The H is a tractor. It’s red and the first one McCormick streamlined so that the radiator hood looks like a melting ice cube, a charging locomotive, a bullet. The A-10 is an attack aircraft with stubby square wings, a forked tail, and two huge fan-jets stuck on the rear of the fuselage. That day, they were painted five shades of green, a northern European camouflage of pine and lichens. Over the years I’ve watched the patterns and the colors on the planes mutate — the iridescent splashes of tropic jungles to Near Eastern sand studded with yellow rock, a white tundra splotched with brown. The designs advertise the way trouble grazes around the globe. My cows are always spooked by the flybys. I saw them scatter off the rise in the clover field next to the one I was cutting, angling for the electric fence it took me that morning to string.

The jets are pretty quiet to begin with, and the H chugs a bit when I use the power takeoff. The breeze I was heading into stripped the sound away. The jets cracked over my head at the same time the air they pushed in front of them slammed against my back. And then the fans whined. The engines reared back like they were hawking spit. I had been a target.

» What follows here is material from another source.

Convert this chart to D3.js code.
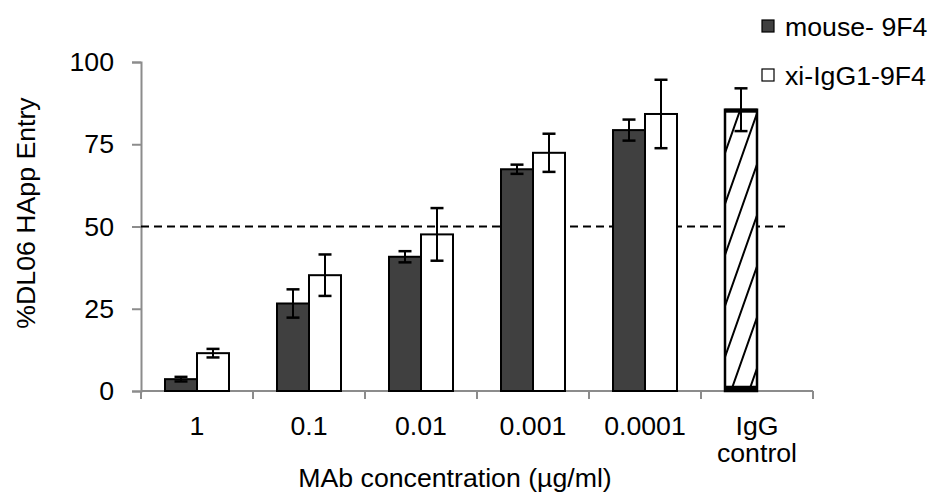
<!DOCTYPE html>
<html lang="en">
<head>
    <meta charset="UTF-8">
    <title>DL06 HApp Entry</title>
    <style>
        body {
            margin: 0;
            padding: 0;
            background-color: #fff;
        }

        svg text {
            font-family: 'Liberation Sans', Arial, sans-serif;
            font-size: 26.7px;
            fill: #000;
        }
    </style>
</head>
<body>
<div id="chart"></div>

<script src="https://d3js.org/d3.v7.min.js"></script>
<script>
    const categories = ["1", "0.1", "0.01", "0.001", "0.0001", "IgG control"];
    const seriesNames = ["mouse- 9F4", "xi-IgG1-9F4"];
    const mouseValues = [3.6, 26.6, 40.8, 67.4, 79.3];
    const mouseErrors = [0.7, 4.3, 1.7, 1.4, 3.2];
    const xiValues = [11.5, 35.2, 47.6, 72.4, 84.2];
    const xiErrors = [1.3, 6.3, 8.0, 5.8, 10.4];
    const controlValue = 85.5;
    const controlError = 6.5;
    const controlBase = 1.6;
    const yTicks = [0, 25, 50, 75, 100];
    const cutoff = 50;

    const width = 942;
    const height = 499;

    const svg = d3.select("#chart")
        .append("svg")
        .attr("width", width)
        .attr("height", height);

    const x = d3.scaleBand()
        .domain(categories)
        .range([141, 813])
        .paddingInner(0)
        .paddingOuter(0);

    const xSub = d3.scaleBand()
        .domain(seriesNames)
        .range([24, x.bandwidth() - 24]);

    const y = d3.scaleLinear()
        .domain([0, 100])
        .range([391, 62]);

    const axisColor = "#8c8c8c";

    // hatch for the control bar
    const defs = svg.append("defs");
    const hatch = defs.append("pattern")
        .attr("id", "hatch")
        .attr("patternUnits", "userSpaceOnUse")
        .attr("width", 18)
        .attr("height", 51)
        .attr("x", 725)
        .attr("y", 0);
    hatch.append("rect").attr("width", 18).attr("height", 51).attr("fill", "#fff");
    hatch.append("path")
        .attr("d", "M-1,53.8 L19,-2.8 M17,53.8 L37,-2.8 M-19,53.8 L1,-2.8")
        .attr("stroke", "#000")
        .attr("stroke-width", 2);

    // y axis
    const yAxis = svg.append("g")
        .attr("transform", "translate(141,0)")
        .call(d3.axisLeft(y).tickValues(yTicks).tickSize(9).tickPadding(18));
    yAxis.select(".domain").attr("stroke", axisColor).attr("stroke-width", 2);
    yAxis.selectAll(".tick line").attr("stroke", axisColor).attr("stroke-width", 2);
    yAxis.selectAll(".tick text")
        .attr("font-size", "26.7px")
        .attr("font-family", "'Liberation Sans', Arial, sans-serif")
        .attr("fill", "#000");

    // x axis with ticks between categories
    const xAxisG = svg.append("g");
    xAxisG.append("line")
        .attr("x1", x.range()[0]).attr("x2", x.range()[1])
        .attr("y1", y(0)).attr("y2", y(0))
        .attr("stroke", axisColor).attr("stroke-width", 2);
    const bounds = categories.map(c => x(c)).concat([x.range()[1]]);
    xAxisG.selectAll(".xtick")
        .data(bounds)
        .enter().append("line")
        .attr("x1", d => d).attr("x2", d => d)
        .attr("y1", y(0)).attr("y2", y(0) + 8)
        .attr("stroke", axisColor).attr("stroke-width", 2);

    xAxisG.selectAll(".xlabel")
        .data(categories)
        .enter().append("text")
        .attr("text-anchor", "middle")
        .attr("x", d => x(d) + x.bandwidth() / 2)
        .attr("y", 435)
        .each(function (d) {
            const words = d.split(" ");
            const t = d3.select(this);
            words.forEach(function (w, i) {
                t.append("tspan")
                    .attr("x", x(d) + x.bandwidth() / 2)
                    .attr("dy", i === 0 ? 0 : 27)
                    .text(w);
            });
        });

    // dashed 50% line
    svg.append("line")
        .attr("x1", x.range()[0])
        .attr("x2", 785)
        .attr("y1", y(cutoff))
        .attr("y2", y(cutoff))
        .attr("stroke", "#000")
        .attr("stroke-width", 2)
        .attr("stroke-dasharray", "8,5");

    const testCats = categories.slice(0, 5);

    function drawSeries(values, errors, name, fill) {
        const g = svg.append("g");
        g.selectAll("rect")
            .data(values)
            .enter().append("rect")
            .attr("x", (d, i) => x(testCats[i]) + xSub(name))
            .attr("y", d => y(d))
            .attr("width", xSub.bandwidth())
            .attr("height", d => y(0) - y(d))
            .attr("fill", fill)
            .attr("stroke", "#000")
            .attr("stroke-width", 2);

        const eb = g.selectAll(".err")
            .data(values)
            .enter().append("g");
        eb.append("line")
            .attr("x1", (d, i) => x(testCats[i]) + xSub(name) + xSub.bandwidth() / 2)
            .attr("x2", (d, i) => x(testCats[i]) + xSub(name) + xSub.bandwidth() / 2)
            .attr("y1", (d, i) => y(d + errors[i]))
            .attr("y2", (d, i) => y(d - errors[i]))
            .attr("stroke", "#000").attr("stroke-width", 2);
        [1, -1].forEach(function (s) {
            eb.append("line")
                .attr("x1", (d, i) => x(testCats[i]) + xSub(name) + xSub.bandwidth() / 2 - 6.5)
                .attr("x2", (d, i) => x(testCats[i]) + xSub(name) + xSub.bandwidth() / 2 + 6.5)
                .attr("y1", (d, i) => y(d + s * errors[i]))
                .attr("y2", (d, i) => y(d + s * errors[i]))
                .attr("stroke", "#000").attr("stroke-width", 2.5);
        });
    }

    drawSeries(mouseValues, mouseErrors, seriesNames[0], "#404040");
    drawSeries(xiValues, xiErrors, seriesNames[1], "#fff");

    // IgG control bar
    const cx0 = x("IgG control") + xSub(seriesNames[0]);
    const cw = xSub.bandwidth();
    svg.append("rect")
        .attr("x", cx0)
        .attr("y", y(controlValue))
        .attr("width", cw)
        .attr("height", y(0) - y(controlValue))
        .attr("fill", "url(#hatch)")
        .attr("stroke", "#000")
        .attr("stroke-width", 2.5);
    svg.append("rect")
        .attr("x", cx0)
        .attr("y", y(controlBase))
        .attr("width", cw)
        .attr("height", y(0) - y(controlBase))
        .attr("fill", "#000");
    svg.append("line")
        .attr("x1", cx0).attr("x2", cx0 + cw)
        .attr("y1", y(controlValue) + 1).attr("y2", y(controlValue) + 1)
        .attr("stroke", "#000").attr("stroke-width", 4);
    const ccx = cx0 + cw / 2;
    svg.append("line")
        .attr("x1", ccx).attr("x2", ccx)
        .attr("y1", y(controlValue + controlError)).attr("y2", y(controlValue - controlError))
        .attr("stroke", "#000").attr("stroke-width", 2);
    [1, -1].forEach(function (s) {
        svg.append("line")
            .attr("x1", ccx - 6.5).attr("x2", ccx + 6.5)
            .attr("y1", y(controlValue + s * controlError))
            .attr("y2", y(controlValue + s * controlError))
            .attr("stroke", "#000").attr("stroke-width", 2.5);
    });

    // axis titles
    svg.append("text")
        .attr("text-anchor", "middle")
        .attr("transform", "translate(35,213) rotate(-90)")
        .text("%DL06 HApp Entry");

    svg.append("text")
        .attr("text-anchor", "middle")
        .attr("x", 455)
        .attr("y", 487)
        .text("MAb concentration (µg/ml)");

    // legend
    const legend = svg.append("g");
    const legendFills = ["#404040", "#fff"];
    seriesNames.forEach(function (name, i) {
        const ly = 26 + i * 49;
        legend.append("rect")
            .attr("x", 762)
            .attr("y", ly - 6)
            .attr("width", 12)
            .attr("height", 12)
            .attr("fill", legendFills[i])
            .attr("stroke", "#000")
            .attr("stroke-width", 1.2);
        legend.append("text")
            .attr("x", 785)
            .attr("y", ly + 9.5)
            .text(name);
    });
</script>
</body>
</html>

The planes are weapons platforms built to kill tanks. They are slow, haul a huge payload of ordnance, can hang over a battlefield like a kite. The pilots wobbled their wings. I could see the control surfaces, the rudders flex, the flaps and the leading edges extended on the blunt wings. They were on the threshold of stalling. Then they broke apart from each other, one going left, the other right, and banked around the cornfield in front of me, meeting up again at the grove of trees near the section road. Without climbing, they tucked in together, the wing of one notched into the waist of the other, nosed over the horizon heading back to Grissom. I let the clutch out again on the tractor, and the sickle mower, a long wing sweeping off to my right, bit into the alfalfa collapsing it into windrows. I nudged the throttle. The engine gulped and caught up with itself. The first cutting, rich, green, and leafy. I settled back to work. Soon, I felt like I was flying myself, sailing at treetop level.